#### WORK REQUIRED
Drop every picture and give the entries back exactly.
══════
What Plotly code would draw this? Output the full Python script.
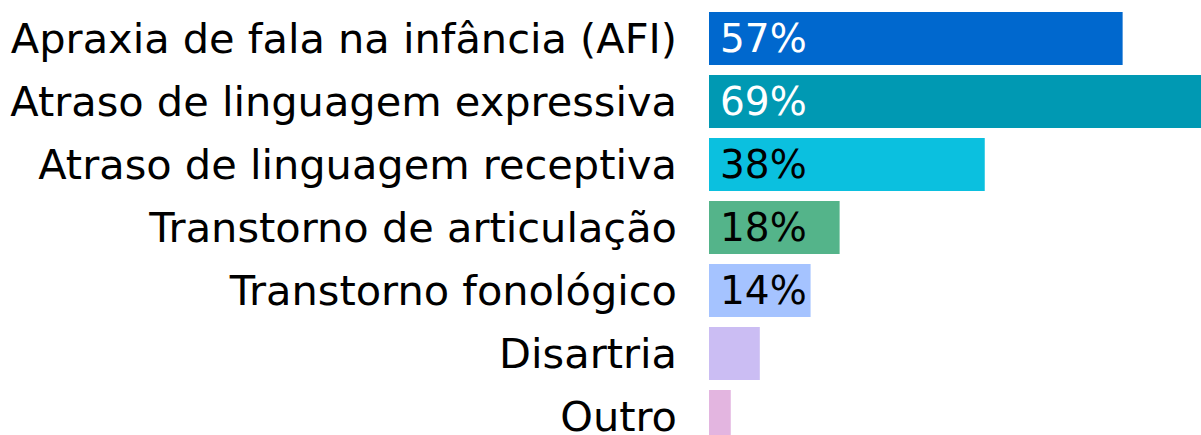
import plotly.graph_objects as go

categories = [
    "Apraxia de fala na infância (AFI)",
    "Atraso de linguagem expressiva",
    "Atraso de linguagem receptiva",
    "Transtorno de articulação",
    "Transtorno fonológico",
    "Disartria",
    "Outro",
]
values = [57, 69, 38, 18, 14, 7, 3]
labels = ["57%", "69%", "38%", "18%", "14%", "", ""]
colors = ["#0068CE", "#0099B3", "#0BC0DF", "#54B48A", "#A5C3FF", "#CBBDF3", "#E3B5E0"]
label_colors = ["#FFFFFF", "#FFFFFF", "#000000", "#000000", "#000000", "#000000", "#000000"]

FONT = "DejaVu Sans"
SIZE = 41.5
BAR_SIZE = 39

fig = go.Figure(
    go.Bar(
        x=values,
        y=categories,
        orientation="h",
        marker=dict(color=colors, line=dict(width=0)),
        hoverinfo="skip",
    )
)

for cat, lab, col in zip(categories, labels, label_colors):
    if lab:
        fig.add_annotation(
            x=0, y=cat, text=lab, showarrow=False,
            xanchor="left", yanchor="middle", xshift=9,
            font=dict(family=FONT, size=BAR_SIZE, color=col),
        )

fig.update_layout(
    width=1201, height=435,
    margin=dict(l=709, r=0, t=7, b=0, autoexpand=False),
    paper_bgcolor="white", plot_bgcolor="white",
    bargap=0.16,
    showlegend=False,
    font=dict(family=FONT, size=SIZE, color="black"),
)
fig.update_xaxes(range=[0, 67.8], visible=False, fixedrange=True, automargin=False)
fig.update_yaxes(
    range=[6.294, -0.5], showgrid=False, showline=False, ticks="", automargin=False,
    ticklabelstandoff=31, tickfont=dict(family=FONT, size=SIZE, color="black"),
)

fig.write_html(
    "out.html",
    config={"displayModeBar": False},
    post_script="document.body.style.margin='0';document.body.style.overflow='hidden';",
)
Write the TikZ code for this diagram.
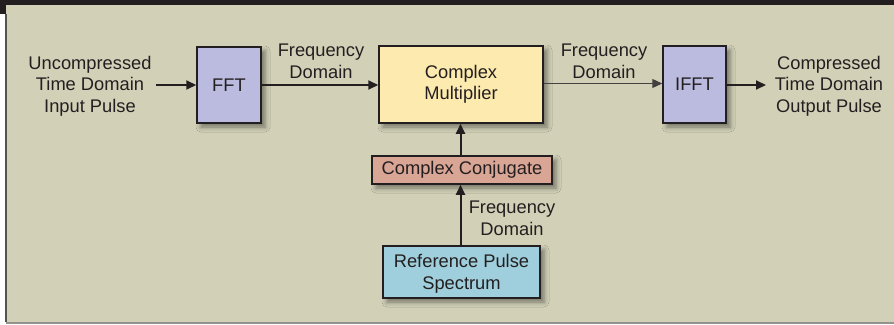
══════
#### SOLVED PROBLEM
What Plotly code would draw this? Output the full Python script.
import plotly.graph_objects as go

categories = [
    "Apraxia de fala na infância (AFI)",
    "Atraso de linguagem expressiva",
    "Atraso de linguagem receptiva",
    "Transtorno de articulação",
    "Transtorno fonológico",
    "Disartria",
    "Outro",
]
values = [57, 69, 38, 18, 14, 7, 3]
labels = ["57%", "69%", "38%", "18%", "14%", "", ""]
colors = ["#0068CE", "#0099B3", "#0BC0DF", "#54B48A", "#A5C3FF", "#CBBDF3", "#E3B5E0"]
label_colors = ["#FFFFFF", "#FFFFFF", "#000000", "#000000", "#000000", "#000000", "#000000"]

FONT = "DejaVu Sans"
SIZE = 41.5
BAR_SIZE = 39

fig = go.Figure(
    go.Bar(
        x=values,
        y=categories,
        orientation="h",
        marker=dict(color=colors, line=dict(width=0)),
        hoverinfo="skip",
    )
)

for cat, lab, col in zip(categories, labels, label_colors):
    if lab:
        fig.add_annotation(
            x=0, y=cat, text=lab, showarrow=False,
            xanchor="left", yanchor="middle", xshift=9,
            font=dict(family=FONT, size=BAR_SIZE, color=col),
        )

fig.update_layout(
    width=1201, height=435,
    margin=dict(l=709, r=0, t=7, b=0, autoexpand=False),
    paper_bgcolor="white", plot_bgcolor="white",
    bargap=0.16,
    showlegend=False,
    font=dict(family=FONT, size=SIZE, color="black"),
)
fig.update_xaxes(range=[0, 67.8], visible=False, fixedrange=True, automargin=False)
fig.update_yaxes(
    range=[6.294, -0.5], showgrid=False, showline=False, ticks="", automargin=False,
    ticklabelstandoff=31, tickfont=dict(family=FONT, size=SIZE, color="black"),
)

fig.write_html(
    "out.html",
    config={"displayModeBar": False},
    post_script="document.body.style.margin='0';document.body.style.overflow='hidden';",
)
Write the TikZ code for this diagram.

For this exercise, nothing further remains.